_What to produce_.
Set down, exactly as written, the lines from the top of the data to the line that holds "(0,0) rectangle (1134,503);", and omit the pictures.

:::

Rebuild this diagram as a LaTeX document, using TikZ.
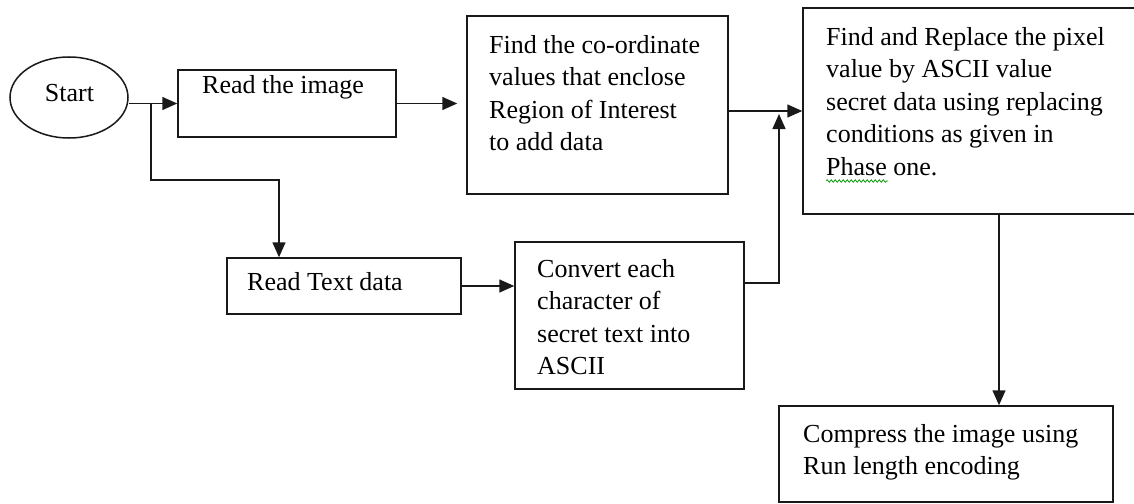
\documentclass[tikz,border=0pt]{standalone}
\usepackage{fontspec}
\setmainfont{Liberation Serif}
\usetikzlibrary{arrows.meta,shapes.geometric,decorations.pathmorphing,calc}

\tikzset{
  flow/.style={draw=black!90, line width=1.5pt},
  box/.style={flow, rectangle, inner sep=0pt},
  terminal/.style={flow, ellipse, inner sep=0pt},
  % multi-line labels are placed by the baseline of their last line
  lbl/.style={anchor=base west, inner sep=0pt, align=left,
              font=\fontsize{26}{32.5}\selectfont},
  arr/.style={flow, -{Triangle[length=15pt,width=13pt]}},
}

\begin{document}
\begin{tikzpicture}[x=1pt,y=-1pt]
  \useasboundingbox (0,0) rectangle (1134,503);

  % process boxes
  \node[terminal, minimum width=118, minimum height=81] (start) at (69,97.5) {};
  \node[box, minimum width=218, minimum height=67]  (readimg)  at (287,103.5) {};
  \node[box, minimum width=261, minimum height=178] (findco)   at (597.5,105) {};
  \node[box, minimum width=334, minimum height=206] (replace)  at (970,111) {};
  \node[box, minimum width=234, minimum height=56]  (readtxt)  at (344,286) {};
  \node[box, minimum width=229, minimum height=147] (convert)  at (629.5,315.5) {};
  \node[box, minimum width=334, minimum height=96]  (compress) at (946,454) {};

  % texts
  \node[lbl, anchor=base] (tstart) at (69.5,101) {Start};
  \node[lbl] (timg) at (202,93) {Read the image};
  \node[lbl] (tfind) at (489,150.5) {Find the co-ordinate\\values that enclose\\Region of Interest\\to add data};
  \node[lbl] (trep) at (826,175) {Find and Replace the pixel\\value by ASCII value\\secret data using replacing\\conditions as given in\\Phase one.};
  \node[lbl] (ttxt) at (247,290) {Read Text data};
  \node[lbl] (tconv) at (537,374.5) {Convert each\\character of\\secret text into\\ASCII};
  \node[lbl] (tcomp) at (803,474.5) {Compress the image using\\Run length encoding};

  % spelling mark under "Phase"
  \draw[green!60!black, line width=0.7pt,
        decorate, decoration={snake, amplitude=1.3pt, segment length=4pt}]
        (826,181) -- (888,181);

  % connectors
  \coordinate (fork) at (151,0);
  \coordinate (drop) at (279,180);
  \coordinate (rise) at (779,0);
  \coordinate (down) at (999,0);

  \draw[arr] (start.east |- readimg.west) -- (readimg.west);
  \draw[arr] (fork |- readimg.west) |- (drop) -- (drop |- readtxt.north);
  \draw[arr, shorten >=9pt] (readimg.east) -- (findco.west |- readimg.east);
  \draw[arr] (findco.east |- replace.west) -- (replace.west);
  \draw[arr] (readtxt.east) -- (convert.west |- readtxt.east);
  \draw[arr] ($(convert.east)+(0,-32.5)$) -| ($(rise |- replace.west)+(0,3)$);
  \draw[arr] (down |- replace.south) -- (down |- compress.north);
\end{tikzpicture}
\end{document}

:::

_Problem solution_.
Rebuild this diagram as a LaTeX document, using TikZ.
\documentclass[tikz,border=0pt]{standalone}
\usepackage{fontspec}
\setmainfont{Liberation Serif}
\usetikzlibrary{arrows.meta,shapes.geometric,decorations.pathmorphing,calc}

\tikzset{
  flow/.style={draw=black!90, line width=1.5pt},
  box/.style={flow, rectangle, inner sep=0pt},
  terminal/.style={flow, ellipse, inner sep=0pt},
  % multi-line labels are placed by the baseline of their last line
  lbl/.style={anchor=base west, inner sep=0pt, align=left,
              font=\fontsize{26}{32.5}\selectfont},
  arr/.style={flow, -{Triangle[length=15pt,width=13pt]}},
}

\begin{document}
\begin{tikzpicture}[x=1pt,y=-1pt]
  \useasboundingbox (0,0) rectangle (1134,503);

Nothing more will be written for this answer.